— start —

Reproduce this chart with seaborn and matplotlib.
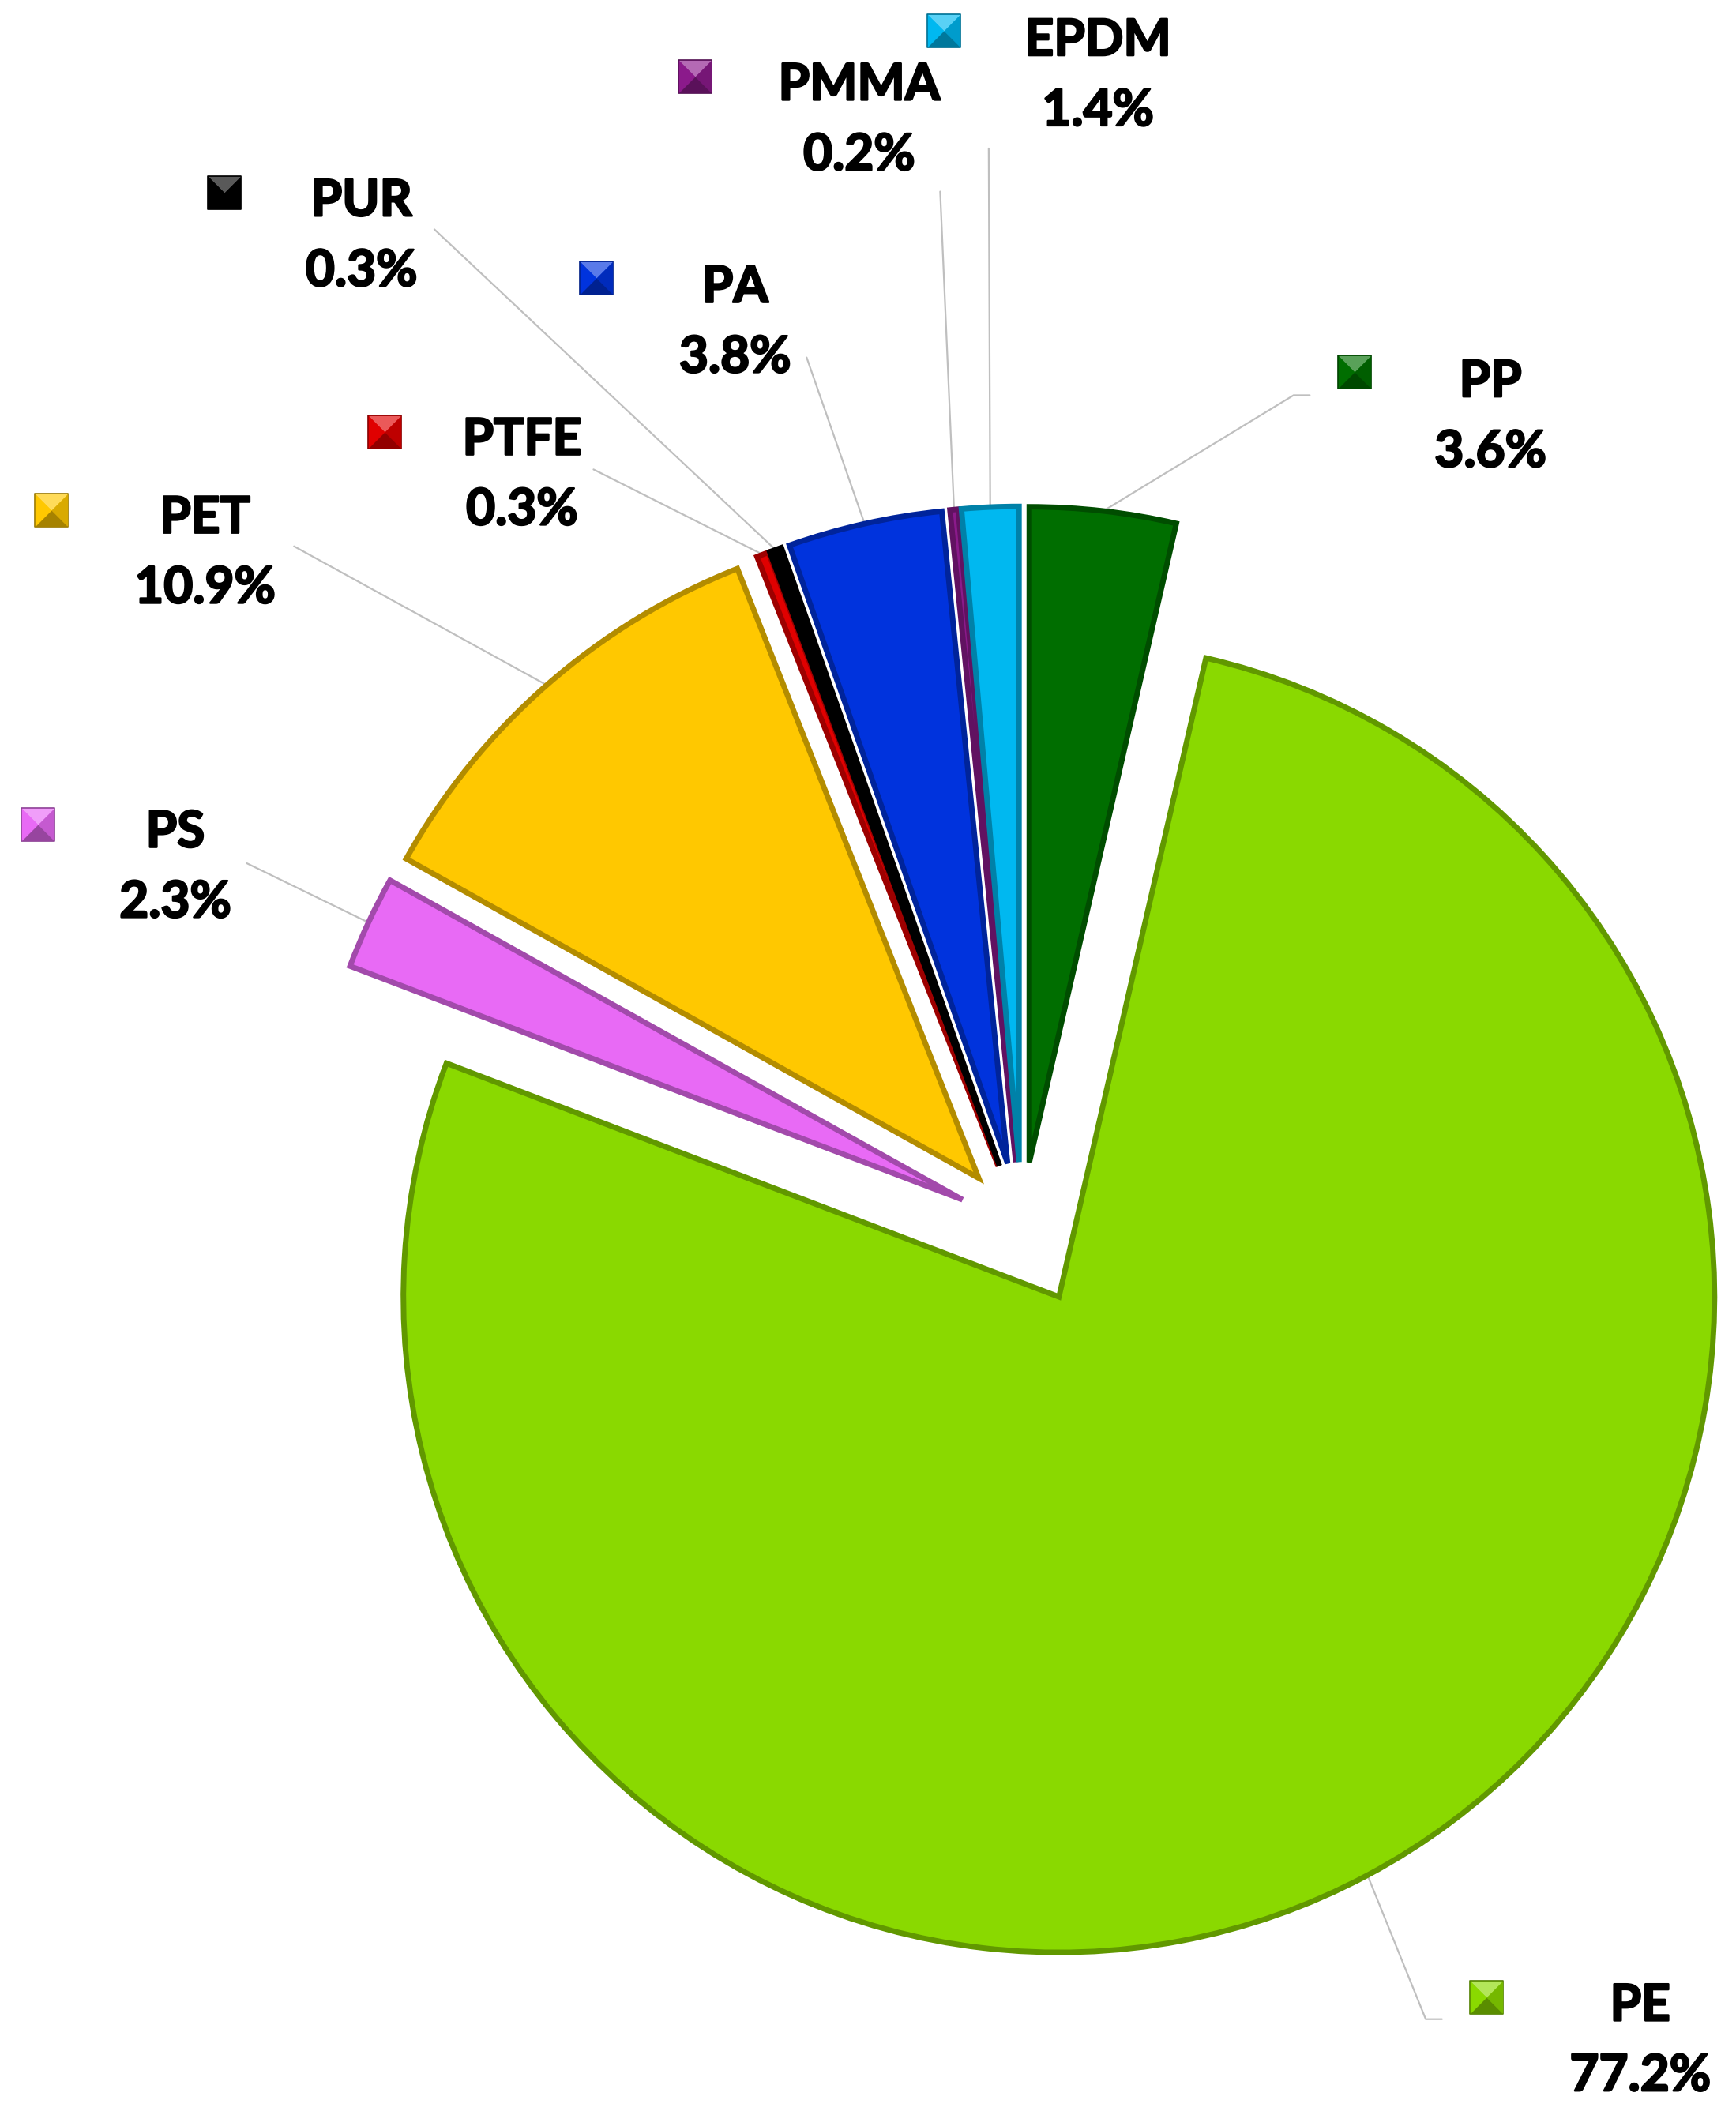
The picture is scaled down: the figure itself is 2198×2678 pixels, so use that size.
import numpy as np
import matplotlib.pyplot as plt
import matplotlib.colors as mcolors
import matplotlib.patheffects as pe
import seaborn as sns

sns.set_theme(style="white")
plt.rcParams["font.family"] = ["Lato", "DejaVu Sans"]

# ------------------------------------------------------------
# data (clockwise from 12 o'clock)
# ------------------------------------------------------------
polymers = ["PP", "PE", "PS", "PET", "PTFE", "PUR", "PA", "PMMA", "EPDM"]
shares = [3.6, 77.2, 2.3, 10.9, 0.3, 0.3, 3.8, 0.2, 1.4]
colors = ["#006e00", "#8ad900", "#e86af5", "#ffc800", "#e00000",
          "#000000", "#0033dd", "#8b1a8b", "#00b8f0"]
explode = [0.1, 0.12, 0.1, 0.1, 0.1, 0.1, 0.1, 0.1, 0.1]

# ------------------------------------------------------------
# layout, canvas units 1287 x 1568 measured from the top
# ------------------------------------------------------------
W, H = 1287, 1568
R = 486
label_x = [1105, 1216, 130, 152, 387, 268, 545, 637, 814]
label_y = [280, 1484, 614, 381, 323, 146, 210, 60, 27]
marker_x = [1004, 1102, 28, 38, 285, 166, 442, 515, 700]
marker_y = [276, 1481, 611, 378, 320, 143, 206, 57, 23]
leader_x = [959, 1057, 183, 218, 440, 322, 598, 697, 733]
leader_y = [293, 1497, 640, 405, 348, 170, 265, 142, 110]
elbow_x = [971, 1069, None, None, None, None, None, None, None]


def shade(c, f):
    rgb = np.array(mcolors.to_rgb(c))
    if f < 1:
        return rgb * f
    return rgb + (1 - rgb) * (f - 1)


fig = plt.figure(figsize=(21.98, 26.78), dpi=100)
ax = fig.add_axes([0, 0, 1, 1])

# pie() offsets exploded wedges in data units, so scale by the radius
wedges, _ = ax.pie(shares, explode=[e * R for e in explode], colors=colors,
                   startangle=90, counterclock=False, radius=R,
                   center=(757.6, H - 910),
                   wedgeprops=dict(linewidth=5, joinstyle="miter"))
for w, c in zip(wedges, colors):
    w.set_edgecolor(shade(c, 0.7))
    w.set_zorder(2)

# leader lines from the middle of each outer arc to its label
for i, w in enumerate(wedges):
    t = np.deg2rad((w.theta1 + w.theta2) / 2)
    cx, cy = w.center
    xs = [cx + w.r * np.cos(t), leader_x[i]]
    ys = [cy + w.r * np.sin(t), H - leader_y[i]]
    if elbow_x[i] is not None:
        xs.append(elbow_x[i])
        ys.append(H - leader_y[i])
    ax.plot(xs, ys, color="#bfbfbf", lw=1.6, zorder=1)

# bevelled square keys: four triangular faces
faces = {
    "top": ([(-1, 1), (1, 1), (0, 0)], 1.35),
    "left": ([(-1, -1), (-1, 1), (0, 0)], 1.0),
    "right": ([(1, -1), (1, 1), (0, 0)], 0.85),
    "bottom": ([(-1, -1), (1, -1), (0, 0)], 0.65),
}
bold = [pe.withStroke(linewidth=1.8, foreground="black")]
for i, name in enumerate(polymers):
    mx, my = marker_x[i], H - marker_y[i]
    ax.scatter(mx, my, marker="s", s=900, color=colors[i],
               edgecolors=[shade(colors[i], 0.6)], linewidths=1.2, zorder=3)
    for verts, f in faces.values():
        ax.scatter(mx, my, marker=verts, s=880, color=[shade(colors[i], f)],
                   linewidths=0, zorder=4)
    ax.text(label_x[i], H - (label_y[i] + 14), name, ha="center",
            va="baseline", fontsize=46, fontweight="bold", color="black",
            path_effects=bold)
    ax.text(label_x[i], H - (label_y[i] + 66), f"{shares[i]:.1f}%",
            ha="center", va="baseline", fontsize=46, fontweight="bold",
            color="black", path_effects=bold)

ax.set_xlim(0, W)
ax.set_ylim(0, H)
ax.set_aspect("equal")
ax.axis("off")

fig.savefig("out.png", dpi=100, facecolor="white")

— end —

■ Exercise details
In the material above, how many lines hold the word "seaborn"? Say only the number.

■ Exercise answer
2